There’s climate change, but don’t forget the economic weather

The Economic Times , Tuesday, December 01, 2015
Correspondent : V Ranganathan
As the Global Climate Change Convention at Paris is underway, negotiators hope that an agreement will

be reached this time since the US and China have agreed to reduce greenhouse gas emissions, something that China has actually started doing this year. That puts enormous pressure on India to do likewise. But India succumbing to this pressure would be a big mistake. China is playing the renewable card intelligently without jeopardising its development agenda. India, on the other hand, seems to have uncritically followed the green path without a clear assessment of the costs and benefits to its own economy.

For the Paris meeting, India’s mitigation contribution plan aims to get 40 per cent of its electricity from non-fossil fuel by 2030, and reduce its emission intensity by a third from 2005 to 2030, apart from increasing its forest cover. Forest cover has already been increased, thanks to the forest department guarding our reserve forests. Karnataka actually shows an increase in forest cover through satellite maps.
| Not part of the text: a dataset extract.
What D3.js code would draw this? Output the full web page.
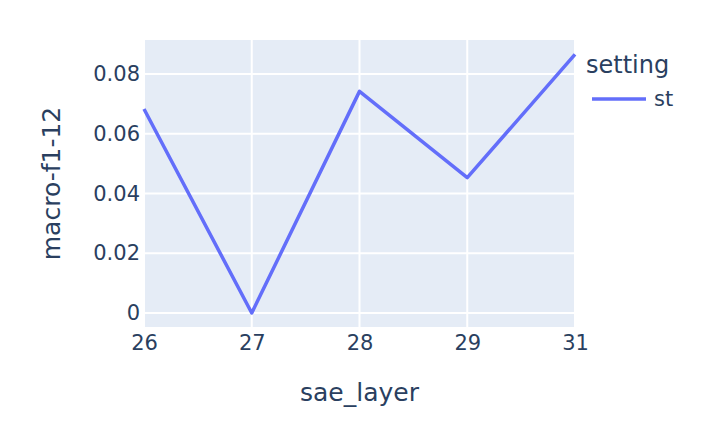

Optimists find the reason for China’s ‘green appearance’ in its ‘renewed commitment’ to renewables. The real reason may be the accidental reduction in emission due to its slowdown in growth. While parading its commitment to renewable energy, China is simultaneously fortifying its conventional energy portfolio. India’s energy consumption is only 0.6 tonne oil equivalent per person, which is about a third of the world average. In terms of conventional electricity capacity, consisting of coal and hydro, India has a capacity of 212 GW – about a fifth of China’s 1,120 GW. Overall, counting conventional, nuclear and renewable energy, India has 280 GW against China’s 1,320 GW (21 per cent). At 13 per cent, India has a larger proportion of higher cost renewable energy in the total electricity than China (9.8 per cent). In both countries, the capacity utilisation of renewable energy would be quite low. For instance, many biomass and wind projects are a failure in India, as is the case in China. India has no solar cellmanufacturing capacity worth its name while China has a thriving solar cell-manufacturing industry, which it has subsidised with the money from Clean Development Mechanism (of which it is the near sole beneficiary) apart from general budget. Thus, while China has impressed the West with its great commitment to renewable energy by outcompeting the US in the solar cell industry, India is seen as the greatest potential threat to climate change. Energy intensity, indicated by the energy-GDP elasticity, has also been coming down for India over the last decade, probably due to services dominating the GDP basket.

In order to protect its own national interest, India must follow China’s strategy — hugely increase its electricity capacity with coal and large hydro on the one hand, and increase its renewables portfolio by increasing its large hydro portfolio, which is the most cost-effective energy source, and reverse the trend of falling hydro share in the hydro-thermal mix from 50:50 to 20:80.

While the US has exploited 90 per cent of its hydro potential and Europe 98 per cent, India has hardly utilised about 15 per cent of its huge hydro potential of about 300 GW lying in the north and northeast of the country. This is mostly due to environmental obstacles, where the NGOs’ role has been less than commendable. There is a total breakdown of communication between the government and the NGOs. So the very stopping of a public hearing, the democratic way of sorting out differences, is regarded as a war won by the NGOs. The World Bank stopped funding the Three Gorges Project in China, which involved massive rehabilitation and on environmental grounds. But China went ahead with the funding of ‘greener’ banks from Europe. A similar situation in India presented itself when former head of the UN Development Program Bradford Morse recommended stopping of World Bank funding for the Sardar Sarovar Project, which it did in 1994 even as the Gujarat government went ahead on its own to build it. Prime Minister Narendra Modi has been repeating the development mantra. His government has also been proactive in considering the economic and environmental trade-offs and speeding up environmental clearances. This should not be wasted by an uncritical embrace of solar and wind energy. The former will burn holes in economic viability, and the latter, like Circe’s winds, will blow you off from the intended trajectory.

So India in Paris should be armed with clarity of thought and a firm determination of its economic and developmental agenda.